(Exercise):
Output exactly the lines from the line containing "Output the web" through the line containing "const labelAngleShift = [6.5, 0, 0]", inclusive, and omit any pictures.
-- Start Data lines --
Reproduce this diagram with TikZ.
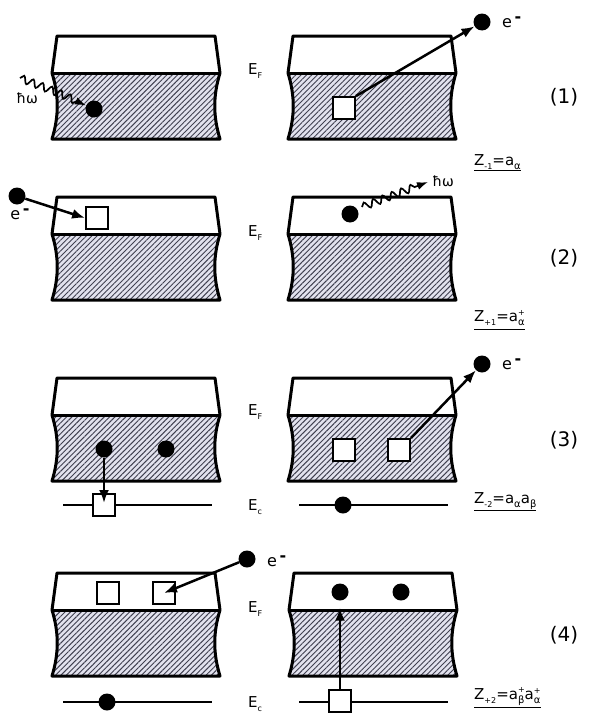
\documentclass[tikz,border=0pt]{standalone}
\usepackage{fontspec}
\setmainfont{DejaVu Sans}
\usetikzlibrary{arrows.meta,patterns.meta,decorations.pathmorphing}
\definecolor{hatchbg}{HTML}{E2E2EE}
\definecolor{hatchln}{HTML}{404050}
\newcommand{\subx}[2]{\raisebox{-4pt}{\fontsize{#1}{#1}\selectfont #2}}
\newcommand{\supsubx}[2]{\raisebox{-4pt}{\fontsize{10}{10}\selectfont\begin{tabular}[b]{@{}l@{}}{\fontsize{8}{8}\selectfont #1}\\#2\end{tabular}}}
\newcommand{\elec}{e\,\raisebox{4.5pt}{\textbf{-}}}
\newcommand{\bandpanel}[2]{%
\begin{scope}[shift={(#1,#2)}]
\path[hatchfill] (0,37) -- (168,37) .. controls (161,60) and (161,80) .. (168,103) -- (0,103) .. controls (7,80) and (7,60) .. (0,37) -- cycle;
\draw[panelline] (0,37) .. controls (2,18) .. (5,0) -- (163,0) .. controls (166,18) .. (168,37) .. controls (161,60) and (161,80) .. (168,103) -- (0,103) .. controls (7,80) and (7,60) .. (0,37) -- cycle;
\draw[panelline] (0,37) -- (168,37);
\end{scope}}
\tikzset{
 panelline/.style={line width=3pt, line join=round},
 hatchfill/.style={fill=hatchbg, postaction={pattern={Lines[angle=45,distance=3.8pt,line width=0.95pt]}, pattern color=hatchln}},
 dot/.style={circle, fill=black, minimum size=17pt, inner sep=0pt},
 hole/.style={rectangle, draw=black, fill=white, line width=1.8pt, minimum size=22pt, inner sep=0pt},
 arr/.style={line width=2.5pt, -{Latex[length=13pt,width=10pt]}},
 photon/.style={line width=1.7pt, decorate, decoration={snake, amplitude=3.6pt, segment length=10pt, post length=10pt}, -{Latex[length=11pt,width=8pt]}},
 level/.style={line width=2pt},
 elbl/.style={inner sep=0pt, font=\fontsize{15}{15}\selectfont, anchor=base west},
 hwlbl/.style={inner sep=0pt, font=\fontsize{14}{14}\selectfont},
 eelbl/.style={inner sep=0pt, font=\fontsize{16}{16}\selectfont},
 numlbl/.style={inner sep=0pt, font=\fontsize{20}{20}\selectfont},
 flbl/.style={inner sep=0pt, font=\fontsize{15}{15}\selectfont, anchor=base west},
}
\begin{document}
\begin{tikzpicture}[x=1pt,y=-1pt]
\useasboundingbox[fill=white] (0,0) rectangle (600,720);
% ---------- row 1 ----------
\bandpanel{52}{36}
\bandpanel{288}{36}
\node[elbl] (ef1) at (248,74) {E\subx{8}{F}};
\node[dot] (d11) at (94,109) {};
\coordinate (ph1a) at (20,78);
\coordinate (ph1b) at (56,92);
\draw[photon] (ph1a) -- (ph1b) -- (d11);
\node[hwlbl] (hw1) at (27,98) {ħω};
\node[hole] (h11) at (344,108) {};
\node[dot] (d12) at (482,22) {};
\draw[arr] (h11.north east) -- (d12);
\node[eelbl, anchor=west] (e1) at (502,22) {\elec};
\node[numlbl] (n1) at (564,97) {(1)};
\node[flbl] (z1) at (474,165) {\underline{Z\subx{8}{-1}=a\subx{10}{α}}};
% ---------- row 2 ----------
\bandpanel{52}{197}
\bandpanel{288}{197}
\node[elbl] (ef2) at (248,236) {E\subx{8}{F}};
\node[dot] (d21) at (17,196) {};
\node[eelbl] (e2) at (20,214) {\elec};
\node[hole] (h21) at (97,218) {};
\draw[arr] (d21) -- (h21.west);
\node[dot] (d22) at (350,214) {};
\coordinate (ph2a) at (362,207);
\coordinate (ph2b) at (428,182);
\draw[photon] (ph2a) -- (ph2b);
\node[hwlbl] (hw2) at (443,181) {ħω};
\node[numlbl] (n2) at (564,258) {(2)};
\node[flbl] (z2) at (474,321) {\underline{Z\subx{8}{+1}=a\supsubx{+}{α}}};
% ---------- row 3 ----------
\bandpanel{52}{378}
\bandpanel{288}{378}
\node[elbl] (ef3) at (248,415) {E\subx{8}{F}};
\node[elbl] (ec3) at (248,510) {E\subx{8}{c}};
\coordinate (l3a) at (63,505);
\coordinate (l3b) at (212,505);
\draw[level] (l3a) -- (l3b);
\coordinate (l3c) at (299,505);
\coordinate (l3d) at (448,505);
\draw[level] (l3c) -- (l3d);
\node[dot] (d31) at (104,449) {};
\node[dot] (d32) at (166,449) {};
\node[hole] (h31) at (104,505) {};
\draw[arr, shorten >=2pt] (d31) -- (h31.center);
\node[hole] (h32) at (344,450) {};
\node[hole] (h33) at (399,450) {};
\node[dot] (d33) at (482,364) {};
\draw[arr] (h33.north east) -- (d33);
\node[eelbl, anchor=west] (e3) at (502,364) {\elec};
\node[dot] (d34) at (343,505) {};
\node[numlbl] (n3) at (564,440) {(3)};
\node[flbl] (z3) at (474,503) {\underline{Z\subx{8}{-2}=a\subx{10}{α}a\subx{10}{β}}};
% ---------- row 4 ----------
\bandpanel{52}{573}
\bandpanel{289}{573}
\node[elbl] (ef4) at (248,612) {E\subx{8}{F}};
\node[elbl] (ec4) at (248,707) {E\subx{8}{c}};
\node[hole] (h41) at (108,593) {};
\node[hole] (h42) at (164,593) {};
\node[dot] (d41) at (247,559) {};
\draw[arr] (d41) -- (h42.center);
\node[eelbl, anchor=west] (e4) at (267,561) {\elec};
\coordinate (l4a) at (63,702);
\coordinate (l4b) at (212,702);
\draw[level] (l4a) -- (l4b);
\node[dot] (d42) at (107,702) {};
\node[dot] (d43) at (340,592) {};
\node[dot] (d44) at (401,592) {};
\coordinate (l4c) at (299,702);
\coordinate (l4d) at (448,702);
\draw[level] (l4c) -- (l4d);
\node[hole] (h43) at (340,701) {};
\draw[arr, shorten >=7pt] (h43.north) -- (d43);
\node[numlbl] (n4) at (564,635) {(4)};
\node[flbl] (z4) at (474,699) {\underline{Z\subx{8}{+2}=a\supsubx{+}{β}a\supsubx{+}{α}}};
\end{tikzpicture}
\end{document}
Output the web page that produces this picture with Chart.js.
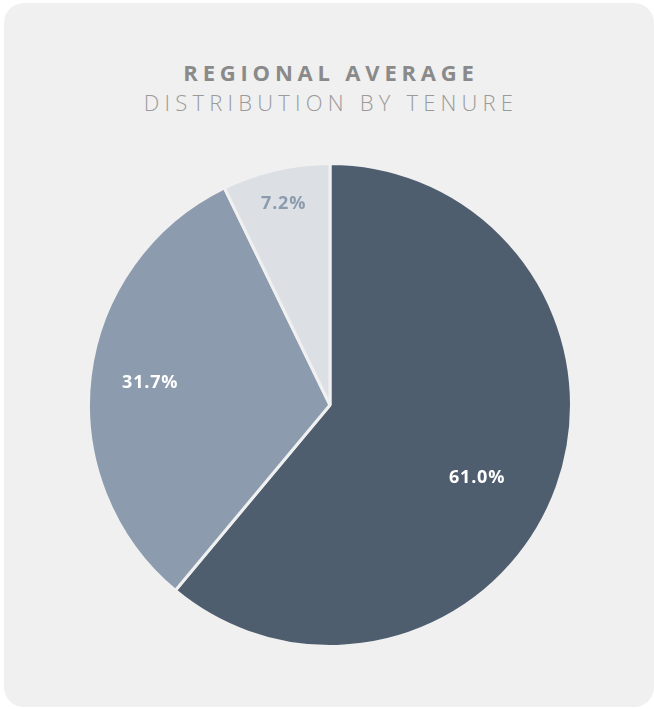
<!DOCTYPE html>
<html>
<head>
<meta charset="utf-8">
<script src="https://cdn.jsdelivr.net/npm/chart.js@4/dist/chart.umd.min.js"></script>
<style>
  html, body { margin: 0; padding: 0; background: #ffffff; }
  .card {
    position: absolute; left: 4px; top: 3px; width: 650px; height: 704px;
    background: #f0f0f0; border-radius: 20px;
  }
  .title {
    position: absolute; left: 0; width: 662px; text-align: center;
    font-family: 'Open Sans', 'DejaVu Sans', sans-serif; color: #8a8a8a;
  }
  #t1 { top: 57px; font-size: 22px; font-weight: 700; letter-spacing: 4.8px; }
  #t2 { top: 87px; font-size: 22px; font-weight: 300; letter-spacing: 5.2px; color: #9a9a9a; }
  #wrap { position: absolute; left: 87px; top: 162px; width: 486px; height: 486px; }
</style>
</head>
<body>
<div class="card"></div>
<div class="title" id="t1">REGIONAL AVERAGE</div>
<div class="title" id="t2">DISTRIBUTION BY TENURE</div>
<div id="wrap"><canvas id="pie" width="486" height="486"></canvas></div>
<script>
const categories = ['Long tenure', 'Mid tenure', 'Short tenure']
const shares = [61.0, 31.7, 7.2]
const sliceColors = ['#4f5e6f', '#8c9cae', '#dce0e5']
const labelColors = ['#ffffff', '#ffffff', '#8c9cae']
const labelRadius = [0.68, 0.75, 0.855]
const labelAngleShift = [6.5, 0, 0]

// draws the percentage inside each slice
const sliceLabels = {
  id: 'sliceLabels',
  afterDatasetsDraw(chart) {
    const ctx = chart.ctx
    const meta = chart.getDatasetMeta(0)
    ctx.save()
    ctx.font = '700 18px "Open Sans", "DejaVu Sans", sans-serif'
    ctx.letterSpacing = '0.8px'
    ctx.textAlign = 'center'
    ctx.textBaseline = 'middle'
    meta.data.forEach((arc, i) => {
      const p = arc.getProps(['x', 'y', 'startAngle', 'endAngle', 'outerRadius'], true)
      const mid = (p.startAngle + p.endAngle) / 2 + labelAngleShift[i] * Math.PI / 180
      const r = p.outerRadius * labelRadius[i]
      ctx.fillStyle = labelColors[i]
      ctx.fillText(shares[i].toFixed(1) + '%', p.x + Math.cos(mid) * r, p.y + Math.sin(mid) * r)
    })
    ctx.restore()
  },
}

new Chart(document.getElementById('pie'), {
  type: 'pie',
  data: {
    labels: categories,
    datasets: [{
      data: shares,
      backgroundColor: sliceColors,
      borderColor: '#f0f0f0',
      borderWidth: 3,
    }],
  },
  options: {
    responsive: false,
    animation: false,
    layout: { padding: 0 },
    plugins: {
      legend: { display: false },
      tooltip: { enabled: false },
    },
  },
  plugins: [sliceLabels],
})
</script>
</body>
</html>
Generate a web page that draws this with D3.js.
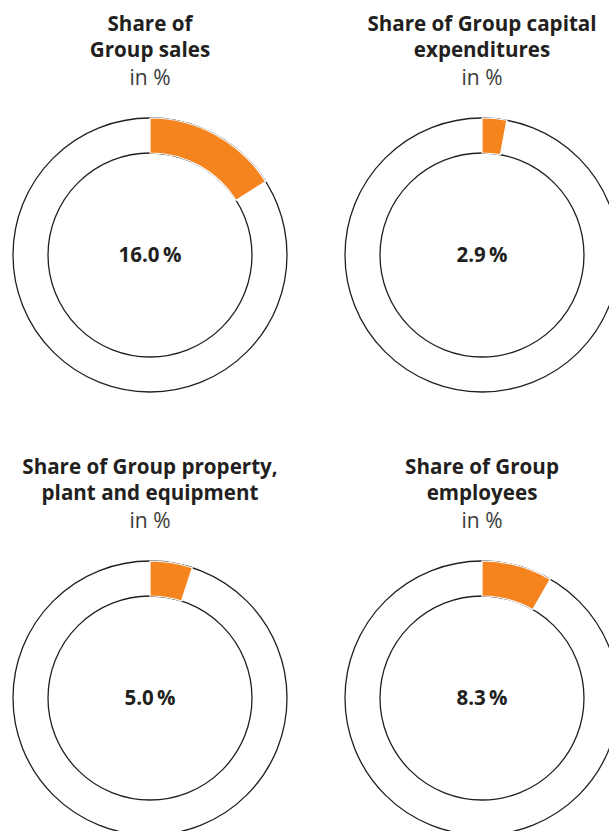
-- End Data lines --
(Worked answer):
Output the web page that produces this picture with Chart.js.
<!DOCTYPE html>
<html>
<head>
<meta charset="utf-8">
<script src="https://cdn.jsdelivr.net/npm/chart.js@4/dist/chart.umd.min.js"></script>
<style>
  html, body { margin: 0; padding: 0; background: #ffffff; }
  .card {
    position: absolute; left: 4px; top: 3px; width: 650px; height: 704px;
    background: #f0f0f0; border-radius: 20px;
  }
  .title {
    position: absolute; left: 0; width: 662px; text-align: center;
    font-family: 'Open Sans', 'DejaVu Sans', sans-serif; color: #8a8a8a;
  }
  #t1 { top: 57px; font-size: 22px; font-weight: 700; letter-spacing: 4.8px; }
  #t2 { top: 87px; font-size: 22px; font-weight: 300; letter-spacing: 5.2px; color: #9a9a9a; }
  #wrap { position: absolute; left: 87px; top: 162px; width: 486px; height: 486px; }
</style>
</head>
<body>
<div class="card"></div>
<div class="title" id="t1">REGIONAL AVERAGE</div>
<div class="title" id="t2">DISTRIBUTION BY TENURE</div>
<div id="wrap"><canvas id="pie" width="486" height="486"></canvas></div>
<script>
const categories = ['Long tenure', 'Mid tenure', 'Short tenure']
const shares = [61.0, 31.7, 7.2]
const sliceColors = ['#4f5e6f', '#8c9cae', '#dce0e5']
const labelColors = ['#ffffff', '#ffffff', '#8c9cae']
const labelRadius = [0.68, 0.75, 0.855]
const labelAngleShift = [6.5, 0, 0]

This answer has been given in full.